Lama Gundune, moine tibétain, que je qualifierai non d’ami mais de protecteur. Après avoir passé sa vie à méditer, il quitta à 60 ans le Tibet pour la France, à la demande de son supérieur. Je l’ai écouté pour la première fois alors qu’il s’adressait, par le truchement d’un traducteur, à quelques centaines de personnes. Arrivée en retard, je m’étais assise au fond de cette grande salle de l’Unesco. Lorsque je l’ai vu de loin, je me suis dit : il existe encore des sages, pas seulement dans les livres. C’est ce qu’on appelle la transmission de coeur à coeur, une transmission qui se poursuit même si Lama Gundune a, depuis quelques années, quitté son corps.

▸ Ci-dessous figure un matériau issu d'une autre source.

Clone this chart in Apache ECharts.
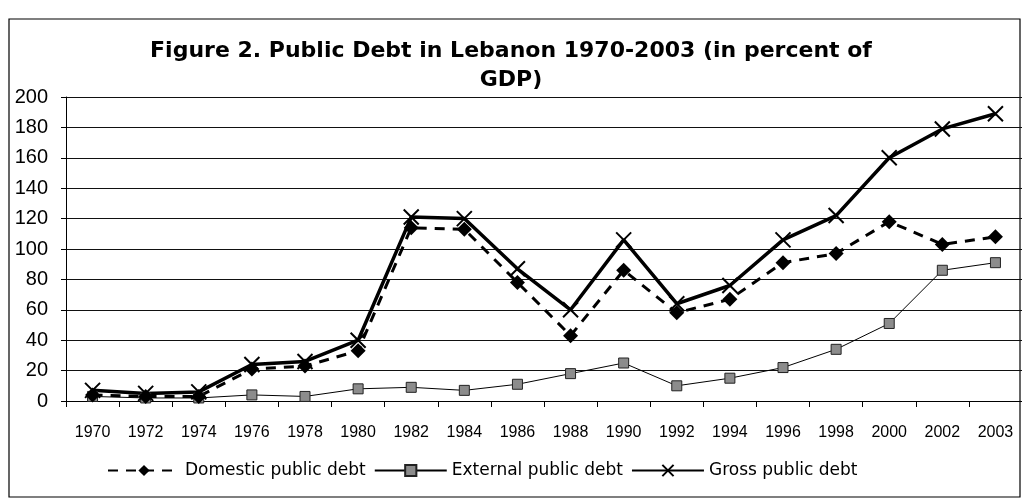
<!DOCTYPE html>
<html>
<head>
<meta charset="utf-8">
<title>Public Debt in Lebanon</title>
<script src="https://cdn.jsdelivr.net/npm/echarts@6/dist/echarts.min.js"></script>
<style>
    html, body { margin: 0; padding: 0; background: #fff; }
    #chart { width: 1022px; height: 503px; }
</style>
</head>
<body>
<div id="chart"></div>
<script>
    // x 轴年份
    const years = ['1970','1972','1974','1976','1978','1980','1982','1984','1986','1988',
                   '1990','1992','1994','1996','1998','2000','2002','2003']
    // 各序列（占 GDP 百分比）
    const domestic = [4, 3, 3, 21, 23, 33, 114, 113, 78, 43, 86, 58, 67, 91, 97, 118, 103, 108]
    const external = [3, 2, 2, 4, 3, 8, 9, 7, 11, 18, 25, 10, 15, 22, 34, 51, 86, 91]
    const gross    = [7, 5, 6, 24, 26, 40, 121, 120, 87, 60, 106, 64, 76, 106, 122, 160, 179, 189]

    const font = 'Arial, "Liberation Sans", Helvetica, sans-serif'
    const wideFont = '"DejaVu Sans", Verdana, sans-serif'   // 扫描件里标题、图例偏宽
    const xMark = 'path://M0,0L10,10M10,0L0,10'

    const chart = echarts.init(document.getElementById('chart'))

    chart.setOption({
        animation: false,
        textStyle: { fontFamily: font, color: '#000' },
        title: {
            text: 'Figure 2. Public Debt in Lebanon 1970-2003 (in percent of\nGDP)',
            left: 'center',
            top: 37,
            padding: [0, 0, 0, 8],
            textStyle: { fontSize: 22, fontWeight: 'bold', lineHeight: 29, color: '#000', fontFamily: wideFont }
        },
        // 外框
        graphic: [{
            type: 'rect',
            shape: { x: 9, y: 19, width: 1011, height: 478 },
            style: { fill: 'none', stroke: '#000', lineWidth: 1.2 },
            silent: true
        }],
        legend: {
            data: ['Domestic public debt', 'External public debt', 'Gross public debt'],
            left: 102,
            top: 457,
            itemWidth: 72,
            itemHeight: 14,
            itemGap: 8,
            textStyle: { fontSize: 17, color: '#000', fontFamily: wideFont }
        },
        grid: { left: 66, right: 0, top: 97, bottom: 102 },
        xAxis: {
            type: 'category',
            data: years,
            boundaryGap: true,
            axisLine: { lineStyle: { color: '#000', width: 1 } },
            axisTick: { show: true, length: 6, lineStyle: { color: '#000' } },
            axisLabel: { interval: 0, fontSize: 16, color: '#000', margin: 24 }
        },
        yAxis: {
            type: 'value',
            min: 0,
            max: 200,
            interval: 20,
            axisLine: { show: true, lineStyle: { color: '#000', width: 1 } },
            axisTick: { show: true, length: 5, lineStyle: { color: '#000' } },
            axisLabel: { fontSize: 20, color: '#000', margin: 18 },
            splitLine: { show: true, lineStyle: { color: '#111', width: 1 } }
        },
        series: [
            {
                name: 'External public debt',
                type: 'line',
                data: external,
                symbol: 'rect',
                symbolSize: 10,
                lineStyle: { color: '#000', width: 1 },
                itemStyle: { color: '#8c8c8c', borderColor: '#222', borderWidth: 1 }
            },
            {
                name: 'Domestic public debt',
                type: 'line',
                data: domestic,
                symbol: 'diamond',
                symbolSize: 15,
                lineStyle: { color: '#000', width: 3, type: [10, 8] },
                itemStyle: { color: '#000' }
            },
            {
                name: 'Gross public debt',
                type: 'line',
                data: gross,
                symbol: xMark,
                symbolSize: 15,
                lineStyle: { color: '#000', width: 3.5 },
                itemStyle: { color: '#000', borderColor: '#000', borderWidth: 2 }
            }
        ]
    })
</script>
</body>
</html>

Que lisez-vous à l’heure actuelle?
Sur ma table de chevet, Volker Braun (Poèmes choisis), poète à l’humour décapant dont la vie et l’oeuvre sont étroitement liées à l’histoire de la RDA ainsi qu’aux dérives du système bureaucratique socialiste et de l’économie libérale qui l’a remplacé. Giacometti (Pourquoi je suis sculpteur) qui effaçait/détruisait ce qu’il avait fait la veille et recommençait, motivé par le désir, disait-il, de comprendre les raisons du ratage.Du côté de l’écriture minimaliste, André du Bouchet (Ici en deux). A nouveau, Emily Dickinson. J’ai aussi ressorti, Friedricke Mayrocker (Scardanelli), poète autrichienne qui a l’art de constituer un puzzle poétique en rassemblant des éléments épars du passé et du présent. Et je relis Tanikawa Shuntaro (L’ignare), né en 1931, l’un des auteurs les plus appréciés au Japon. Capable de créer, à partir de sujets banals, triviaux, des moments de grâce, il affirme que mort et poésie sous tendent une vie car l’une comme l’autre nous demeure inconnue. Position qu’il pousse jusquà récuser, lui l’ignare, l’appellation de poète.
Qu’écoutez-vous ces jours-ci ? Pourriez-vous partager une experience musicale avec nous ?
De la musique classique, en particulier Schubert, ainsi qu’Angélique Ionatos, compositrice et chanteuse grecque dont j’adore la voix – elle a mis en musique plusieurs poètes de son pays, comme Odysséas Elytis, prix Nobel de littérature.
Enfin, en réponse à la seconde partie de la question, j’avais 16 ans et quelque et j’avais tout juste quitté Beyrouth pour Montréal où je devais poursuivre mes études. Il faisait moins vingt, le ciel était bas et blanc et j’écoutais en boucle Léo Ferré chantant Louis Aragon. C’était un temps déraisonnable/ On avait mis les morts à table/On faisait des chateaux de sable/On prenait les loups pour des chiens/Tout changeait de pôle et d’épaule/La pièce était-elle ou non drôle/Moi si j’y tenais mal mon rôle/C’était de n’y comprendre rien…/ (Est-ce ainsi que les hommes vivent). Et aussi en hommage à Elsa, un poème furieusement romantique dont voici quelques versets. C’est miracle que d’être ensemble/Que la lumière sur ta joue/Qu’autour de toi le vent se joue/Toujours si je te vois, je tremble,…./Je suis né vraiment de tes lèvres/Ma vie est à partir de toi (Le roman inachevé).
Vous voyez, même lorsqu’il s’agit de musique, la poésie est toujours présente.